LuaRadio automatically propagates sample rates between all blocks. This reduces the amount of configuration needed by blocks, and any frequency parameters that are required can be specified in units of hertz. It also allows for a suite of convenience blocks that automatically perform sample rate dependent initialization, e.g. the LowpassFilterBlock, whose parameters are just number of taps and a cutoff frequency in hertz.

Embeddability

LuaRadio’s small footprint allows it to be wholly embeddable in applications. See the Embedding LuaRadio guide for more details and examples.

Performance

Generally speaking, LuaRadio performance is on the same order as GNU Radio performance. In computationally expensive blocks, like filters, LuaRadio has matching or slightly better performance to GNU Radio. In other cases, LuaRadio may range from 30% to 80% the performance of GNU Radio, but this is typically for blocks that are already in the very high throughput territory, e.g. hundreds to thousands of megasamples per second on an Intel i5 CPU. In a few cases, LuaRadio performance exceeds GNU Radio performance.

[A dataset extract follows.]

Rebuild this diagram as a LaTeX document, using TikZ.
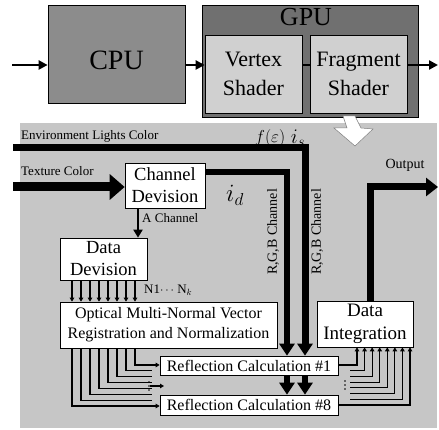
\documentclass[tikz,border=0pt]{standalone}
\usepackage{fontspec}
\setmainfont{Liberation Serif}
\usetikzlibrary{arrows.meta,positioning}
\definecolor{cpugray}{RGB}{140,140,140}
\definecolor{gpugray}{RGB}{112,112,112}
\definecolor{shadergray}{RGB}{208,208,208}
\definecolor{panelgray}{RGB}{198,198,198}
\newcommand{\fsz}[2]{\fontsize{#1}{#2}\selectfont}

\begin{document}
\begin{tikzpicture}[x=1pt,y=-1pt,
    box/.style={draw, line width=0.7pt, inner sep=0pt, align=center},
    wbox/.style={box, fill=white},
    bus/.style={line width=#1},
    tick/.style={line width=1.2pt},
    tip/.style={-{Triangle[length=4pt,width=4.5pt]}},
    lbl/.style={inner sep=1pt, font=\fsz{13}{15}}]
  \useasboundingbox (0,0) rectangle (439,430);

  % host and graphics card
  \node[box, fill=cpugray, minimum width=137pt, minimum height=98pt] (cpu) at (116.5,54) {};
  \node[font=\fsz{28}{30}] (cputxt) at (116.5,60) {CPU};
  \node[box, fill=gpugray, minimum width=216pt, minimum height=112pt] (gpu) at (310,61) {};
  \node[font=\fsz{26}{28}] (gputxt) at (306,17) {GPU};
  \node[box, fill=shadergray, minimum width=97pt, minimum height=78pt, font=\fsz{22}{29}] (vtx) at (253.5,74) {Vertex\\Shader};
  \node[box, fill=shadergray, minimum width=97pt, minimum height=78pt, font=\fsz{22}{29}] (frag) at (358.5,74) {Fragment\\Shader};
  \coordinate (cin) at (12,65);
  \coordinate (cout) at (438,65);
  \draw[bus=2.4pt, -{Triangle[length=9pt,width=9pt]}] (cin) -- (cin -| cpu.west);
  \draw[bus=2.4pt, -{Triangle[length=9pt,width=9pt]}] (cpu.east |- cin) -- (vtx.west |- cin);
  \draw[bus=2.4pt] (vtx.east |- cin) -- (frag.west |- cin);
  \draw[bus=2.4pt, -{Triangle[length=9pt,width=9pt]}] (frag.east |- cin) -- (cout);

  % fragment shader detail
  \fill[panelgray] (20,123) rectangle (437,428);
  \filldraw[fill=white, draw=gray, line width=0.5pt] (343,116) -- (355,116) -- (361,128) -- (373,129) -- (355,146) -- (334,128) -- (347,128) -- cycle;

  \node[lbl, anchor=west] (envlbl) at (20,136) {Environment Lights Color};
  \node[lbl, anchor=west] (texlbl) at (20,171) {Texture Color};
  \node[font=\fsz{17}{19}] (fe) at (270,138) {$f(\varepsilon)$};
  \node[font=\fsz{21}{23}] (is) at (298,138) {$i_s$};

  \node[wbox, minimum width=80pt, minimum height=45pt, font=\fsz{18.5}{22}] (chan) at (165,185.5) {Channel\\Devision};
  \node[font=\fsz{27}{29}] (id) at (235,195) {$i_d$};
  \node[wbox, minimum width=87pt, minimum height=42pt, font=\fsz{18.5}{22}] (ddiv) at (103.5,259) {Data\\Devision};
  \node[wbox, minimum width=217pt, minimum height=46pt, font=\fsz{16}{20}] (opt) at (168.5,325) {Optical Multi-Normal Vector\\Registration and Normalization};
  \node[wbox, minimum width=96pt, minimum height=46pt, font=\fsz{19}{23}] (dint) at (365,324) {Data\\Integration};
  \node[wbox, minimum width=178pt, minimum height=19pt, font=\fsz{16}{18}] (refa) at (249,365.5) {Reflection Calculation \#1};
  \node[wbox, minimum width=178pt, minimum height=20pt, font=\fsz{16}{18}] (refb) at (249,405) {Reflection Calculation \#8};

  % colour inputs
  \coordinate (envin) at (13,148);
  \coordinate (rgbb) at (305,148);
  \coordinate (rgba) at (287,172);
  \draw[bus=9pt, -{Triangle[length=15pt,width=25pt]}] (13,187) coordinate (texin) -- (texin -| chan.west);
  \draw[bus=7pt, line join=miter, -{Triangle[length=12pt,width=15pt]}] (envin) -| (rgbb |- refa.north);
  \draw[bus=5.5pt, -{Triangle[length=12pt,width=15pt]}] (rgbb |- refa.south) -- (rgbb |- refb.north);
  \draw[bus=6pt, line join=miter, -{Triangle[length=12pt,width=15pt]}] (chan.east |- rgba) -| (rgba |- refa.north);
  \draw[bus=5.5pt, -{Triangle[length=12pt,width=15pt]}] (rgba |- refa.south) -- (rgba |- refb.north);
  \node[lbl, font=\fsz{14}{16}, rotate=90] (rgbalbl) at (273,232) {R,G,B Channel};
  \node[lbl, font=\fsz{14}{16}, rotate=90] (rgbblbl) at (317,232) {R,G,B Channel};

  \coordinate (achan) at (138,0);
  \draw[bus=2pt, -{Triangle[length=8pt,width=9pt]}] (chan.south -| achan) -- (ddiv.north -| achan);
  \node[lbl, anchor=west] (achanlbl) at (141,218) {A Channel};

  % normal vectors
  \node[lbl, anchor=west] (nlbl) at (143,290) {N1$\cdots$ N$_k$};
  \foreach \i in {0,...,7} {
    \pgfmathsetmacro{\xx}{72+9*\i}
    \pgfmathsetmacro{\yy}{406-5.86*\i}
    \path (\xx,0) coordinate (nx);
    \draw[tick, tip] (ddiv.south -| nx) -- (opt.north -| nx);
    \draw[tick] (opt.south -| nx) |- (152,\yy) coordinate (lb\i);
  }
  \draw[tick, tip] (lb7) -- (refa.west |- lb7);
  \draw[tick, tip] (lb0) -- (refb.west |- lb0);
  \coordinate (ldots) at (150,386);
  \foreach \d in {-4,0,4} \fill (149,386+\d) circle (0.8pt);
  \draw[tick, tip] (ldots) -- ++(14,0);

  % results
  \foreach \i in {0,...,7} {
    \pgfmathsetmacro{\xx}{357+7.57*\i}
    \pgfmathsetmacro{\yy}{365+5.7*\i}
    \path (\xx,0) coordinate (rx);
    \draw[tick, tip] (350,\yy) coordinate (rb\i) -| (dint.south -| rx);
  }
  \draw[tick] (refa.east |- rb0) -- (rb0);
  \draw[tick] (refb.east |- rb7) -- (rb7);
  \foreach \d in {-4,0,4} \fill (345,385+\d) circle (0.8pt);

  \coordinate (outp) at (438,187);
  \draw[bus=7pt, line join=miter, -{Triangle[length=12pt,width=18pt]}] (dint.north -| 370,0) |- (outp);
  \node[lbl, font=\fsz{14}{16}] (outlbl) at (405,165) {Output};
\end{tikzpicture}
\end{document}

While LuaRadio performance is more than adequate for real-time SDR projects, GNU Radio still performs better than LuaRadio overall. If performance is your priority, then you should use GNU Radio.

See the Benchmarks page for empirical benchmarks on both LuaRadio and GNU Radio across several platforms.

Future infrastructure improvements and additional library acceleration will help LuaRadio close the performance gap.

Maturity

GNU Radio has a larger community, more blocks, more hardware support, and a more mature codebase.

LuaRadio does not have a graphical flow graph editing tool, like the GNU Radio Companion (GRC).

GNU Radio currently has some more efficient signal processing blocks, like polyphase filters, or filters with integrated translation and decimation, but these can be added to LuaRadio as needed.